How can the photovoltaic industry enhance its intellectual property protections? Ma Yide, dean of the Intellectual Property Institute at the University of the Chinese Academy of Sciences, has offered several recommendations: first, establish a multi-tiered collaborative innovation system at the micro, meso, and macro levels; second, improve the benefit adjustment mechanism, create patent pools to lower innovation costs in the industry, and explore the establishment of patent joint ventures to avoid vicious competition; third, innovate governance tools to monitor and analyze the global patent landscape in real-time.

On September 19, LONGi Green Energy and Jinko Solar announced a commercial arrangement for cross-licensing certain core patents they hold. This proactive initiative by these leading companies marks a positive step towards improving intellectual property protection within the photovoltaic sector.

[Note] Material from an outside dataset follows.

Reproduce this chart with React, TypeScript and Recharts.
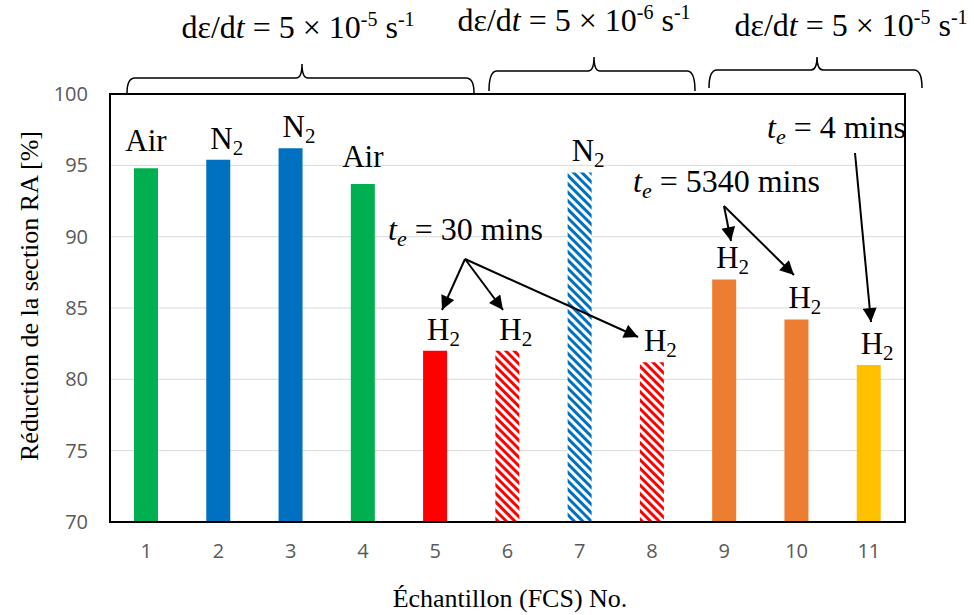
import React from "react";
import { Bar, BarChart, CartesianGrid, Cell, LabelList, XAxis, YAxis } from "recharts";

const categories = ["1", "2", "3", "4", "5", "6", "7", "8", "9", "10", "11"];
const reductionRA = [94.8, 95.4, 96.2, 93.7, 82.0, 82.0, 94.5, 81.2, 87.0, 84.2, 81.0];
const atmospheres = ["Air", "N2", "N2", "Air", "H2", "H2", "N2", "H2", "H2", "H2", "H2"];
const barColors = ["#00B050", "#0070C0", "#0070C0", "#00B050", "#FF0000", "#FF0000", "#0070C0", "#FF0000", "#ED7D31", "#ED7D31", "#FFC000"];
const hatched = [false, false, false, false, false, true, true, true, false, false, false];
const yTicks = [70, 75, 80, 85, 90, 95, 100];
const rateExponents = ["-5", "-6", "-5"];
const exposureTimes = ["30 mins", "5340 mins", "4 mins"];

const data = categories.map((name, i) => ({ name, value: reductionRA[i] }));

const W = 974;
const H = 615;
const PLOT = { left: 110, right: 905, top: 94, bottom: 522 };
const serif = "'Liberation Serif', 'Times New Roman', serif";
const tickFont = { fill: "#595959", fontSize: 20, fontFamily: "'Open Sans', sans-serif" };

function GasLabel(props: any) {
  const { x, y, width, index } = props;
  const gas = atmospheres[index];
  const cx = Number(x) + Number(width) / 2;
  const top = Number(y);
  if (gas === "Air") {
    return (
      <text x={cx} y={top - 17} textAnchor="middle" fontFamily={serif} fontSize={31} fill="#000">
        Air
      </text>
    );
  }
  return (
    <text x={cx - 8} y={top - 11} textAnchor="start" fontFamily={serif} fontSize={31} fill="#000">
      {gas[0]}
      <tspan fontSize={21} dy={6}>{gas[1]}</tspan>
    </text>
  );
}

function RateText({ x, y, exp }: { x: number; y: number; exp: string }) {
  return (
    <text x={x} y={y} textAnchor="middle" fontFamily={serif} fontSize={32} fill="#000">
      dε/d<tspan fontStyle="italic">t</tspan> = 5 × 10<tspan fontSize={20} dy={-12}>{exp}</tspan>
      <tspan dy={12}> s</tspan>
      <tspan fontSize={20} dy={-12}>-1</tspan>
    </text>
  );
}

function TeText({ x, y, label }: { x: number; y: number; label: string }) {
  return (
    <text x={x} y={y} fontFamily={serif} fontSize={32} fill="#000">
      <tspan fontStyle="italic">t</tspan>
      <tspan fontStyle="italic" fontSize={22} dy={6}>e</tspan>
      <tspan dy={-6}> = {label}</tspan>
    </text>
  );
}

function brace(x1: number, x2: number, yEnd: number, yLine: number, yPeak: number, peakX?: number) {
  const mid = peakX ?? (x1 + x2) / 2;
  return `M${x1},${yEnd} Q${x1},${yLine} ${x1 + 8},${yLine} L${mid - 6},${yLine} Q${mid},${yLine} ${mid},${yPeak} Q${mid},${yLine} ${mid + 6},${yLine} L${x2 - 8},${yLine} Q${x2},${yLine} ${x2},${yEnd}`;
}

const arrows = [
  [465, 259, 442, 310],
  [465, 259, 503, 310],
  [465, 259, 638, 337],
  [724, 206, 731, 241],
  [724, 206, 794, 275],
  [855, 153, 871, 322],
];

export default function App() {
  return (
    <div style={{ position: "absolute", left: 0, top: 0, width: W, height: H, background: "#fff" }}>
      <BarChart width={W} height={H} data={data} margin={{ top: 94, right: 69, bottom: 63, left: 60 }}>
        <defs>
          <pattern id="hatchRed" patternUnits="userSpaceOnUse" width={6} height={6} patternTransform="rotate(-45)">
            <rect width={6} height={6} fill="#fff" />
            <rect width={3} height={6} fill="#FF0000" />
          </pattern>
          <pattern id="hatchBlue" patternUnits="userSpaceOnUse" width={6} height={6} patternTransform="rotate(-45)">
            <rect width={6} height={6} fill="#fff" />
            <rect width={3} height={6} fill="#0070C0" />
          </pattern>
        </defs>
        <CartesianGrid stroke="#d9d9d9" vertical={false} />
        <XAxis dataKey="name" height={30} axisLine={false} tickLine={false} tickSize={0} tickMargin={22} tick={tickFont} />
        <YAxis
          width={50}
          domain={[70, 100]}
          ticks={yTicks}
          allowDataOverflow
          axisLine={false}
          tickLine={false}
          tickSize={0}
          tickMargin={22}
          tick={tickFont}
        />
        <Bar dataKey="value" barSize={24} isAnimationActive={false}>
          {data.map((_, i) => (
            <Cell
              key={i}
              fill={hatched[i] ? (barColors[i] === "#0070C0" ? "url(#hatchBlue)" : "url(#hatchRed)") : barColors[i]}
            />
          ))}
          <LabelList dataKey="value" content={GasLabel} />
        </Bar>
      </BarChart>
      <svg width={W} height={H} style={{ position: "absolute", left: 0, top: 0, pointerEvents: "none" }}>
        <defs>
          <marker id="arrowBig" viewBox="0 0 10 10" refX={10} refY={5} markerWidth={16} markerHeight={14} orient="auto" markerUnits="userSpaceOnUse">
            <path d="M0,0 L10,5 L0,10 z" fill="#000" />
          </marker>
        </defs>
        <rect
          x={PLOT.left}
          y={PLOT.top}
          width={PLOT.right - PLOT.left}
          height={PLOT.bottom - PLOT.top}
          fill="none"
          stroke="#000"
          strokeWidth={2}
        />
        <path d={brace(127, 474, 93, 78, 64, 302)} fill="none" stroke="#000" strokeWidth={1.5} />
        <path d={brace(489, 695, 91, 71, 57, 594)} fill="none" stroke="#000" strokeWidth={1.5} />
        <path d={brace(709, 922, 88, 70, 57, 817)} fill="none" stroke="#000" strokeWidth={1.5} />
        <RateText x={298} y={38} exp={rateExponents[0]} />
        <RateText x={574} y={31} exp={rateExponents[1]} />
        <RateText x={851} y={36} exp={rateExponents[2]} />
        <TeText x={388} y={240} label={exposureTimes[0]} />
        <TeText x={633} y={192} label={exposureTimes[1]} />
        <TeText x={767} y={138} label={exposureTimes[2]} />
        {arrows.map(([x1, y1, x2, y2], i) => (
          <line key={i} x1={x1} y1={y1} x2={x2} y2={y2} stroke="#000" strokeWidth={2} markerEnd="url(#arrowBig)" />
        ))}
        <text
          x={0}
          y={0}
          transform="translate(38,296) rotate(-90)"
          textAnchor="middle"
          fontFamily={serif}
          fontSize={26}
          fill="#000"
        >
          Réduction de la section RA [%]
        </text>
        <text x={510} y={607} textAnchor="middle" fontFamily={serif} fontSize={26} fill="#000">
          Échantillon (FCS) No.
        </text>
      </svg>
    </div>
  );
}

Proactively Seeking Change: From Price Wars to Value Wars

Transitioning from zero to one is inherently challenging. New technologies and products are innovative and advanced, but their integration into the market requires a transformation from introduction to establishment, then to scaling production and even substituting existing solutions. For instance, LONGi Green Energy’s HPBC1.0 product initially faced issues with production yields, which were resolved through process upgrades. Now, LONGi’s BC products are excelling, with yields for the HPBC2.0 product exceeding 97%. In the first half of this year, the HPBC2.0 product was also well-received by international customers, with global shipments reaching approximately 4 GW.

Similarly, other photovoltaic companies must navigate this transformation process for their new technologies and products. During this evolution, companies need to tackle technical challenges while ensuring the entire production, marketing, and application chain is effectively connected, thereby establishing the economic viability of their innovations.

While leading companies can spearhead the establishment of relevant industrial ecosystems, bridging the gap between technology and products also requires encouragement, support, and guidance from the government. Currently, as efforts to combat over-competition in the photovoltaic sector deepen, some local governments and state-owned enterprises have begun taking action.

For example, at the beginning of this year, Shaanxi Province announced a 2 GW “Leading Enterprise Plan” for photovoltaic projects, requiring module conversion efficiencies to exceed 24.2%. This efficiency standard is significantly higher than the current industry average. Through the “Leading Enterprise Plan,” the market has felt the government’s determination to strengthen and optimize the photovoltaic industry.

Similarly, state-owned enterprises like China Huadian Corporation and China Huaneng Group have recently raised the efficiency threshold to 23.8% in bidding for large-scale wind and solar projects. This elevation of standards serves as a benchmark for the next phase of renewable energy development and construction, reflecting a shift in investment logic among project owners and helping the industry move away from low-price competition towards value-oriented competition.

With the support of the government and state-owned enterprises, new technologies and products can quickly navigate their commercial pathways and firmly establish themselves in the market. Once these innovations overcome the challenges of scaling production and experience significant growth, the market can truly escape the quagmire of homogenized competition. Therefore, encouraging innovation and supporting the strong is indeed a long-term solution to the over-competition facing the photovoltaic industry.